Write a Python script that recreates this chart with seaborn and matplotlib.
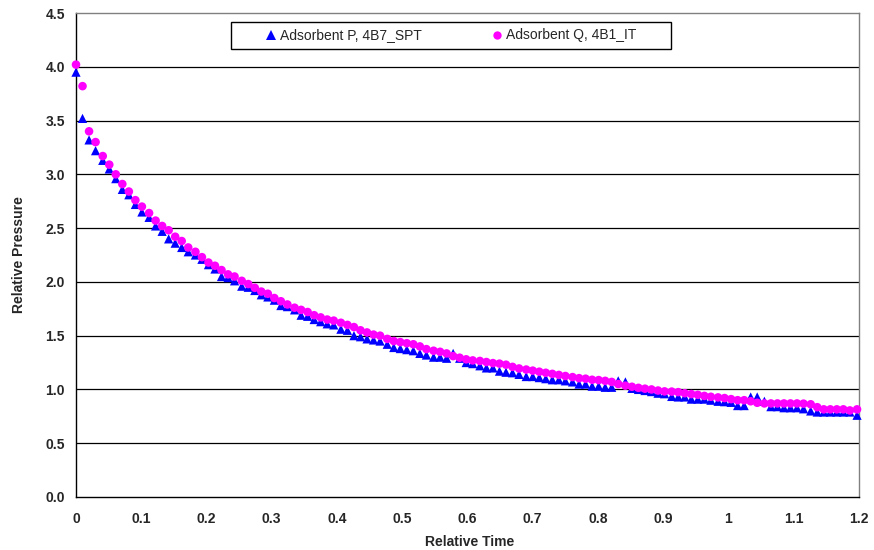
import numpy as np
import pandas as pd
import matplotlib
matplotlib.use("Agg")
import matplotlib.pyplot as plt
from matplotlib.lines import Line2D
from matplotlib.patches import Rectangle
from matplotlib.ticker import MultipleLocator
import seaborn as sns

# ---- data -------------------------------------------------------------
relative_time = [
    0.000, 0.010, 0.020, 0.030, 0.041, 0.051, 0.061, 0.071, 0.081, 0.091,
    0.101, 0.112, 0.122, 0.132, 0.142, 0.152, 0.162, 0.172, 0.183, 0.193,
    0.203, 0.213, 0.223, 0.233, 0.243, 0.254, 0.264, 0.274, 0.284, 0.294,
    0.304, 0.314, 0.324, 0.335, 0.345, 0.355, 0.365, 0.375, 0.385, 0.395,
    0.406, 0.416, 0.426, 0.436, 0.446, 0.456, 0.466, 0.477, 0.487, 0.497,
    0.507, 0.517, 0.527, 0.537, 0.548, 0.558, 0.568, 0.578, 0.588, 0.598,
    0.608, 0.619, 0.629, 0.639, 0.649, 0.659, 0.669, 0.679, 0.690, 0.700,
    0.710, 0.720, 0.730, 0.740, 0.750, 0.761, 0.771, 0.781, 0.791, 0.801,
    0.811, 0.821, 0.831, 0.842, 0.852, 0.862, 0.872, 0.882, 0.892, 0.902,
    0.913, 0.923, 0.933, 0.943, 0.953, 0.963, 0.973, 0.984, 0.994, 1.004,
    1.014, 1.024, 1.034, 1.044, 1.055, 1.065, 1.075, 1.085, 1.095, 1.105,
    1.115, 1.126, 1.136, 1.146, 1.156, 1.166, 1.176, 1.186, 1.197,
]

pressure_p = [
    3.95, 3.52, 3.32, 3.22, 3.13, 3.05, 2.96, 2.86, 2.81, 2.72,
    2.65, 2.60, 2.52, 2.47, 2.40, 2.36, 2.32, 2.28, 2.25, 2.21,
    2.16, 2.12, 2.05, 2.04, 2.01, 1.96, 1.95, 1.92, 1.88, 1.86,
    1.83, 1.78, 1.77, 1.74, 1.69, 1.68, 1.65, 1.63, 1.61, 1.60,
    1.56, 1.55, 1.50, 1.49, 1.47, 1.46, 1.45, 1.42, 1.39, 1.38,
    1.37, 1.36, 1.335, 1.32, 1.30, 1.30, 1.29, 1.335, 1.29, 1.25,
    1.24, 1.22, 1.20, 1.20, 1.17, 1.16, 1.155, 1.14, 1.12, 1.12,
    1.11, 1.10, 1.09, 1.09, 1.08, 1.07, 1.05, 1.05, 1.03, 1.03,
    1.02, 1.02, 1.08, 1.07, 1.01, 1.00, 0.99, 0.98, 0.965, 0.96,
    0.935, 0.93, 0.93, 0.91, 0.91, 0.91, 0.90, 0.89, 0.886, 0.88,
    0.85, 0.85, 0.93, 0.93, 0.89, 0.84, 0.84, 0.83, 0.83, 0.83,
    0.82, 0.80, 0.79, 0.79, 0.79, 0.79, 0.79, 0.79, 0.76,
]

pressure_q = [
    4.02, 3.82, 3.40, 3.30, 3.17, 3.09, 3.00, 2.91, 2.84, 2.76,
    2.70, 2.64, 2.57, 2.52, 2.48, 2.42, 2.38, 2.32, 2.28, 2.23,
    2.18, 2.15, 2.11, 2.07, 2.05, 2.01, 1.98, 1.945, 1.91, 1.89,
    1.85, 1.82, 1.79, 1.76, 1.74, 1.72, 1.69, 1.67, 1.65, 1.64,
    1.62, 1.60, 1.58, 1.55, 1.53, 1.51, 1.50, 1.47, 1.45, 1.44,
    1.43, 1.42, 1.40, 1.375, 1.36, 1.35, 1.335, 1.31, 1.295, 1.28,
    1.27, 1.265, 1.255, 1.245, 1.24, 1.23, 1.21, 1.195, 1.185, 1.175,
    1.165, 1.155, 1.145, 1.135, 1.125, 1.115, 1.105, 1.10, 1.09, 1.087,
    1.08, 1.07, 1.05, 1.035, 1.025, 1.015, 1.007, 1.00, 0.99, 0.982,
    0.98, 0.975, 0.965, 0.957, 0.95, 0.94, 0.932, 0.926, 0.92, 0.91,
    0.90, 0.90, 0.89, 0.876, 0.87, 0.87, 0.87, 0.87, 0.87, 0.87,
    0.868, 0.862, 0.835, 0.815, 0.815, 0.815, 0.815, 0.805, 0.815,
]

series_names = ["Adsorbent P, 4B7_SPT", "Adsorbent Q, 4B1_IT"]
x_tick_values = [0, 0.1, 0.2, 0.3, 0.4, 0.5, 0.6, 0.7, 0.8, 0.9, 1.0, 1.1, 1.2]
x_tick_labels = ["0", "0.1", "0.2", "0.3", "0.4", "0.5", "0.6", "0.7",
                 "0.8", "0.9", "1", "1.1", "1.2"]
y_tick_values = [0.0, 0.5, 1.0, 1.5, 2.0, 2.5, 3.0, 3.5, 4.0, 4.5]
y_tick_labels = ["0.0", "0.5", "1.0", "1.5", "2.0", "2.5", "3.0", "3.5", "4.0", "4.5"]

# ---- styling ----------------------------------------------------------
sns.set_style("white")
plt.rcParams["font.family"] = ["Liberation Sans", "DejaVu Sans"]

colors = {series_names[0]: "#0000FF", series_names[1]: "#FF00FF"}
markers = {series_names[0]: "^", series_names[1]: "o"}
marker_area = {series_names[0]: 44, series_names[1]: 38}

df = pd.concat([
    pd.DataFrame({"time": relative_time, "pressure": pressure_p, "series": series_names[0]}),
    pd.DataFrame({"time": relative_time, "pressure": pressure_q, "series": series_names[1]}),
], ignore_index=True)

fig = plt.figure(figsize=(8.74, 5.50), dpi=100)
ax = fig.add_axes([76 / 874, 1 - 497 / 550, (859 - 76) / 874, (497 - 13) / 550])

for name in series_names:
    sub = df[df["series"] == name]
    sns.scatterplot(data=sub, x="time", y="pressure", ax=ax,
                    color=colors[name], marker=markers[name],
                    s=marker_area[name], linewidth=0, edgecolor="none",
                    legend=False, clip_on=False, zorder=3)

ax.set_xlim(0, 1.2)
ax.set_ylim(0, 4.5)
ax.set_xticks(x_tick_values)
ax.set_xticklabels(x_tick_labels)
ax.set_yticks(y_tick_values)
ax.set_yticklabels(y_tick_labels)
ax.xaxis.set_minor_locator(MultipleLocator(0.02))
ax.yaxis.set_minor_locator(MultipleLocator(0.1))

ax.tick_params(axis="x", which="major", direction="inout", length=6, width=1,
               pad=7.8, labelsize=10, color="black")
ax.tick_params(axis="y", which="major", direction="inout", length=6, width=1,
               pad=4.9, labelsize=10, color="black")
ax.tick_params(axis="both", which="minor", direction="in", length=3, width=1,
               color="black")
for lab in ax.get_xticklabels() + ax.get_yticklabels():
    lab.set_fontweight("bold")

# horizontal gridlines at each major y tick
for yv in y_tick_values[1:-1]:
    ax.axhline(yv, color="black", linewidth=0.9, zorder=1)

for side in ["left", "bottom"]:
    ax.spines[side].set_color("black")
    ax.spines[side].set_linewidth(1.0)
for side in ["top", "right"]:
    ax.spines[side].set_color("#808080")
    ax.spines[side].set_linewidth(1.0)
    ax.spines[side].set_visible(True)

ax.set_xlabel("Relative Time", fontsize=10, fontweight="bold")
ax.set_ylabel("Relative Pressure", fontsize=10, fontweight="bold")
ax.xaxis.set_label_coords(0.503, -0.079)
ax.yaxis.set_label_coords(-0.064, 0.5)

# legend box with both series in one row
fig.patches.append(Rectangle((231 / 874, 1 - 49.3 / 550), 440 / 874, 27.6 / 550,
                             transform=fig.transFigure, facecolor="white",
                             edgecolor="black", linewidth=1.0, zorder=1))
handles = [
    Line2D([], [], linestyle="none", marker=markers[n], color=colors[n],
           markersize=6.5 if markers[n] == "^" else 6.0, markeredgewidth=0)
    for n in series_names
]
fig.legend(handles, series_names, loc="center left",
           bbox_to_anchor=(265.4 / 874, 1 - 35.5 / 550),
           bbox_transform=fig.transFigure, ncol=2, frameon=False,
           fontsize=10, borderpad=0, borderaxespad=0, handlelength=0.8,
           handletextpad=0.25, columnspacing=5.0)

fig.savefig("out.png", dpi=100, facecolor="white")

_WHAT THE EXERCISE ASKS_: Write out every line of the preceding listing that contains "with".

_TASK RESULT_:
Write a Python script that recreates this chart with seaborn and matplotlib.
# legend box with both series in one row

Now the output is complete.